'Look how you mash up the people dem car!'
Mel Cooke, Gleaner Writer
Twenty years after her sixth or seventh driving lesson, which ended in her first - and only - major car accident, Valerie Turnbull can laugh at the memory of sitting behind the steering wheel of a car at the intersection of Constant Spring and Olivier Roads in St Andrew, her livid instructor in the front passenger's seat.
The lesson had just ended with the slam of the car she was driving into another that was in a line of traffic going in the opposite direction. "He said, 'look how you mash up the people dem car!'," Valerie said, still angry at the memory. "He did not even look to see if I was hurt."
And after the accident, with the exchange of particulars over, the instructor was "telling me to drive and I couldn't. I was trembling".
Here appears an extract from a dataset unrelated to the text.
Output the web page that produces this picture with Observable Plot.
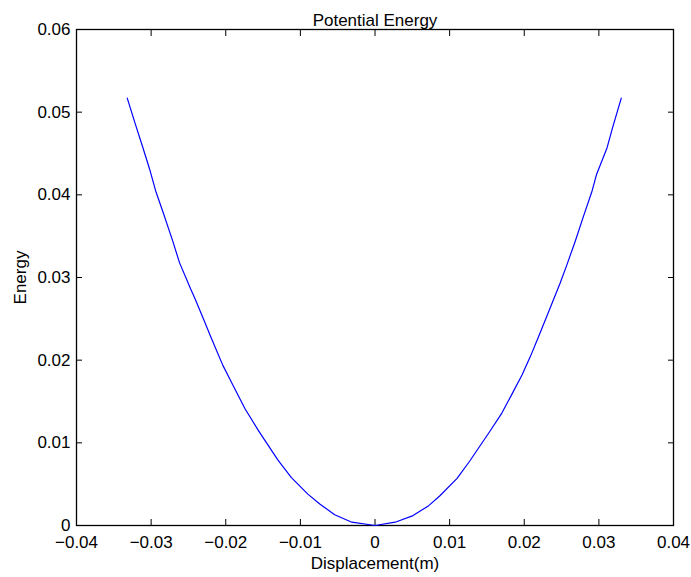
<!DOCTYPE html>
<html>
<head>
<meta charset="utf-8">
<script src="https://cdn.jsdelivr.net/npm/d3@7"></script>
<script src="https://cdn.jsdelivr.net/npm/@observablehq/plot@0.6"></script>
<style>
  html, body { margin: 0; padding: 0; background: #fff; }
  #chart svg { display: block; }
</style>
</head>
<body>
<div id="chart"></div>
<script>
const titleText = "Potential Energy";
const xLabel = "Displacement(m)";
const yLabel = "Energy";

const displacement = [
  -0.0332, -0.0322, -0.0311, -0.0302, -0.0294, -0.0284, -0.0271, -0.0262,
  -0.0247, -0.0241, -0.0230, -0.0219, -0.0204, -0.0190, -0.0174, -0.0157,
  -0.0152, -0.0130, -0.0112, -0.0090, -0.0074, -0.0054, -0.0031, 0,
  0.0027, 0.0051, 0.0072, 0.0087, 0.0110, 0.0127, 0.0154, 0.0170,
  0.0183, 0.0197, 0.0208, 0.0219, 0.0232, 0.0248, 0.0257, 0.0268,
  0.0279, 0.0291, 0.0297, 0.0311, 0.0318, 0.0330
];
const energy = [
  0.0517, 0.0488, 0.0457, 0.0431, 0.0405, 0.0379, 0.0344, 0.0318,
  0.0286, 0.0274, 0.0250, 0.0226, 0.0194, 0.0169, 0.0141, 0.0116,
  0.0109, 0.0079, 0.0058, 0.0038, 0.0026, 0.0013, 0.0004, 0,
  0.0004, 0.0012, 0.0024, 0.0036, 0.0057, 0.0078, 0.0114, 0.0136,
  0.0158, 0.0182, 0.0204, 0.0228, 0.0257, 0.0293, 0.0315, 0.0343,
  0.0373, 0.0405, 0.0425, 0.0457, 0.0480, 0.0517
];

const xTicks = [-0.04, -0.03, -0.02, -0.01, 0, 0.01, 0.02, 0.03, 0.04];
const xTickLabels = ["\u22120.04", "\u22120.03", "\u22120.02", "\u22120.01", "0", "0.01", "0.02", "0.03", "0.04"];
const yTicks = [0, 0.01, 0.02, 0.03, 0.04, 0.05, 0.06];
const yTickLabels = ["0", "0.01", "0.02", "0.03", "0.04", "0.05", "0.06"];

const data = displacement.map((x, i) => ({x, e: energy[i]}));
const xFmt = d => xTickLabels[xTicks.findIndex(t => Math.abs(t - d) < 1e-9)];
const yFmt = d => yTickLabels[yTicks.findIndex(t => Math.abs(t - d) < 1e-9)];

const font = "'Liberation Sans', Arial, Helvetica, sans-serif";

const chart = Plot.plot({
  width: 691,
  height: 577,
  marginLeft: 76,
  marginRight: 18,
  marginTop: 29,
  marginBottom: 52,
  style: {fontFamily: font, fontSize: "17px", background: "#fff", color: "#000"},
  x: {domain: [-0.04, 0.04]},
  y: {domain: [0, 0.06]},
  marks: [
    // tick labels
    Plot.axisX({anchor: "bottom", ticks: xTicks, tickSize: 0, tickPadding: 10, tickFormat: xFmt, label: null, fontSize: 17}),
    Plot.axisY({anchor: "left", ticks: yTicks, tickSize: 0, tickPadding: 6, tickFormat: yFmt, label: null, fontSize: 17}),
    // inward ticks on all four sides
    Plot.axisX({anchor: "bottom", ticks: xTicks, tickSize: 6, text: null, label: null, dy: -6, stroke: "#000"}),
    Plot.axisX({anchor: "top", ticks: xTicks, tickSize: 6, text: null, label: null, dy: 6, stroke: "#000"}),
    Plot.axisY({anchor: "left", ticks: yTicks, tickSize: 6, text: null, label: null, dx: 6, stroke: "#000"}),
    Plot.axisY({anchor: "right", ticks: yTicks, tickSize: 6, text: null, label: null, dx: -6, stroke: "#000"}),
    Plot.frame({stroke: "#000", strokeWidth: 1.3}),
    Plot.line(data, {x: "x", y: "e", stroke: "#0000ff", strokeWidth: 1.2}),
    Plot.text([titleText], {frameAnchor: "top", dy: -16, fontSize: 17, fill: "#000"}),
    Plot.text([xLabel], {frameAnchor: "bottom", dy: 43, fontSize: 17, fill: "#000"}),
    Plot.text([yLabel], {frameAnchor: "left", textAnchor: "middle", dx: -56, rotate: -90, fontSize: 17, fill: "#000"})
  ]
});

document.getElementById("chart").appendChild(chart);
</script>
</body>
</html>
It seems that the lessons were always in the fast lane towards a disaster, towards what Valerie simply refers to as "the accident". The instructor put her on the road from the first lesson, telling her to press the clutch, brake or gas without explaining what they did and their locations.
'This man just took me on the road and said 'drive'. When he said that, I said, 'how?'," she said.
"I was on the road but I was not ready. I was nervous," she said. So was he, apparently. "I was sorry for the poor man," Valerie said, laughing merrily. At the end of each journey he was tired, frustrated. Is like them throw a pan of water on him."
It was a start and stop affair - literally. "We would be at stoplights and the car would shut off and the light would change five time and I would not move. He would say 'turn the key, press the clutch'. One Sunday a set of people coming from church gathered and started laughing at me. People were driving past and staring. Some of them shouted 'lunatic!'," Valerie said.
And the instructor emphasised "mind you crash, mind you crash".
Sundays were driving days and, on the day of 'the accident', Valerie said, "he had taken me up Constant Spring Road and we were coming back down. Right at Olivier Road, he said, "we are going to take a left turn. He said 'touch the brake'. I am taking my time and touching the brake, no mashing it. I don't know what was going through his mind, but he tried to drag the steering from me, and our hands tangle up and 'blow!'," Valerie said.
To crash was bad. To hit a new vehicle was worse. "It was a nun's brand new car. She had taken it off the wharf two days before," Valerie said. The nun was not driving; someone was on the way to the gas station to fill up. The nun was angry at the instructor, not the learner. "She cuss him! 'It's your fault! You should not let this happen to your student!'," Valerie said.
That did not let her off paying for the repairs, including a new door, the instructor also helping to stand the costs.
It was her last lesson with that instructor and, after a two-year break, Valerie learnt to drive with another person, strict but clear in his instructions, getting her familiar with the vehicle before taking her on the streets.
"I say if I can drive in Jamaica anybody can drive," Valerie said. And she added "I don't think we have the patience with people who are learning."
"Even as a driver, I don't have the patience now."